Data block:
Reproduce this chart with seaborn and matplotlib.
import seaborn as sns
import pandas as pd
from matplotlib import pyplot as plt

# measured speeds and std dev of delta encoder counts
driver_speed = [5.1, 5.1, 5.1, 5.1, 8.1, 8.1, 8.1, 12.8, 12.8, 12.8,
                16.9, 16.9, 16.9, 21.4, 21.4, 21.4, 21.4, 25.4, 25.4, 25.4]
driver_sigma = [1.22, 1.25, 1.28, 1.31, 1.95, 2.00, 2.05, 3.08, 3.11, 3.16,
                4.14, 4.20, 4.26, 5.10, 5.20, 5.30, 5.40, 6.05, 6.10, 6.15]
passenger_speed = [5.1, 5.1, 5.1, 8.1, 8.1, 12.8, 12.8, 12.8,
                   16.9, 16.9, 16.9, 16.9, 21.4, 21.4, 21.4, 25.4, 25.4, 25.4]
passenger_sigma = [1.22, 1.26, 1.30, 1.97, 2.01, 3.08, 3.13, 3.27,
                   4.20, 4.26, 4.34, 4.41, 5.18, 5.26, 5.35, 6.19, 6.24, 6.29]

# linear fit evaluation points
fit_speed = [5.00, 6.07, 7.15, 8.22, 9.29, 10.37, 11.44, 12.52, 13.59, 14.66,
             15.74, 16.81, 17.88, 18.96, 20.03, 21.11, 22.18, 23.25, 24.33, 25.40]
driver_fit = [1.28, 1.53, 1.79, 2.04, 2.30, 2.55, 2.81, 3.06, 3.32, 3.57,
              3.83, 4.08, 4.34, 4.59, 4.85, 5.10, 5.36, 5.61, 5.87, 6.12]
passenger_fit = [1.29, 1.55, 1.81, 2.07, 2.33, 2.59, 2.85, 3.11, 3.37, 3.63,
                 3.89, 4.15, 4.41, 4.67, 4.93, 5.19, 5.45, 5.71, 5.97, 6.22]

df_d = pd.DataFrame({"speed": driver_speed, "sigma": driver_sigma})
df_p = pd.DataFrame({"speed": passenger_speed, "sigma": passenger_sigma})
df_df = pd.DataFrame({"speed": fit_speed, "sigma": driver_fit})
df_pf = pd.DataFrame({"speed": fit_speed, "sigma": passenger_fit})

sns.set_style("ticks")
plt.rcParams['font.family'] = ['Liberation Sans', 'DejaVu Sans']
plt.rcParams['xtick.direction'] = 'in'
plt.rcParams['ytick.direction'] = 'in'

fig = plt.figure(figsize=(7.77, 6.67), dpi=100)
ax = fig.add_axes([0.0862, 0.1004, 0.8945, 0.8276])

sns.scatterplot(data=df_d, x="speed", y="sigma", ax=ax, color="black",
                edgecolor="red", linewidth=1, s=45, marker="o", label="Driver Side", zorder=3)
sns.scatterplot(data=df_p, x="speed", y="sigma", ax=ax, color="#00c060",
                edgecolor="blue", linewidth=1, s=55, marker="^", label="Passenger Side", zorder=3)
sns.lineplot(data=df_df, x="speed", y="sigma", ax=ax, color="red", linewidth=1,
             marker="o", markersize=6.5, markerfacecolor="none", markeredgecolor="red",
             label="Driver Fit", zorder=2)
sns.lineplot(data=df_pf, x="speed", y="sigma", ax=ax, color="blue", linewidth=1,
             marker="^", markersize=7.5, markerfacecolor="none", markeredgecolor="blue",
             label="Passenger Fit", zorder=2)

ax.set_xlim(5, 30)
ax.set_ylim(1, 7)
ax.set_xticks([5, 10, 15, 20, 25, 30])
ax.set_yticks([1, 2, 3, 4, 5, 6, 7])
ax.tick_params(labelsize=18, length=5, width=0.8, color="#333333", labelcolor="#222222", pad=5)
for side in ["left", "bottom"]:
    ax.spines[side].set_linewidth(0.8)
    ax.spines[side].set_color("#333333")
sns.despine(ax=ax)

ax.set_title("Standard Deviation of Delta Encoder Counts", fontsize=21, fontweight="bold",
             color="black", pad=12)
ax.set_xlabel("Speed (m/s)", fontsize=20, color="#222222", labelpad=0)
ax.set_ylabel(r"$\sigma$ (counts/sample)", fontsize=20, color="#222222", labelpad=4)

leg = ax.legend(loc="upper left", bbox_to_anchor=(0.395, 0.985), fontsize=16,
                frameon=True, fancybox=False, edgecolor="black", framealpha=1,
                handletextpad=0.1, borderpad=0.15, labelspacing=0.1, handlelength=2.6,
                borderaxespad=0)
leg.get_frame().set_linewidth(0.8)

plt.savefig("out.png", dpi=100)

Exercise task: Quote exactly the first line of the data and every line after it through the one holding "3.89, 4.15, 4.41, 4.67, 4.93, 5.19, 5.45, 5.71, 5.97, 6.22]".

Exercise response:
Reproduce this chart with seaborn and matplotlib.
import seaborn as sns
import pandas as pd
from matplotlib import pyplot as plt

# measured speeds and std dev of delta encoder counts
driver_speed = [5.1, 5.1, 5.1, 5.1, 8.1, 8.1, 8.1, 12.8, 12.8, 12.8,
                16.9, 16.9, 16.9, 21.4, 21.4, 21.4, 21.4, 25.4, 25.4, 25.4]
driver_sigma = [1.22, 1.25, 1.28, 1.31, 1.95, 2.00, 2.05, 3.08, 3.11, 3.16,
                4.14, 4.20, 4.26, 5.10, 5.20, 5.30, 5.40, 6.05, 6.10, 6.15]
passenger_speed = [5.1, 5.1, 5.1, 8.1, 8.1, 12.8, 12.8, 12.8,
                   16.9, 16.9, 16.9, 16.9, 21.4, 21.4, 21.4, 25.4, 25.4, 25.4]
passenger_sigma = [1.22, 1.26, 1.30, 1.97, 2.01, 3.08, 3.13, 3.27,
                   4.20, 4.26, 4.34, 4.41, 5.18, 5.26, 5.35, 6.19, 6.24, 6.29]

# linear fit evaluation points
fit_speed = [5.00, 6.07, 7.15, 8.22, 9.29, 10.37, 11.44, 12.52, 13.59, 14.66,
             15.74, 16.81, 17.88, 18.96, 20.03, 21.11, 22.18, 23.25, 24.33, 25.40]
driver_fit = [1.28, 1.53, 1.79, 2.04, 2.30, 2.55, 2.81, 3.06, 3.32, 3.57,
              3.83, 4.08, 4.34, 4.59, 4.85, 5.10, 5.36, 5.61, 5.87, 6.12]
passenger_fit = [1.29, 1.55, 1.81, 2.07, 2.33, 2.59, 2.85, 3.11, 3.37, 3.63,
                 3.89, 4.15, 4.41, 4.67, 4.93, 5.19, 5.45, 5.71, 5.97, 6.22]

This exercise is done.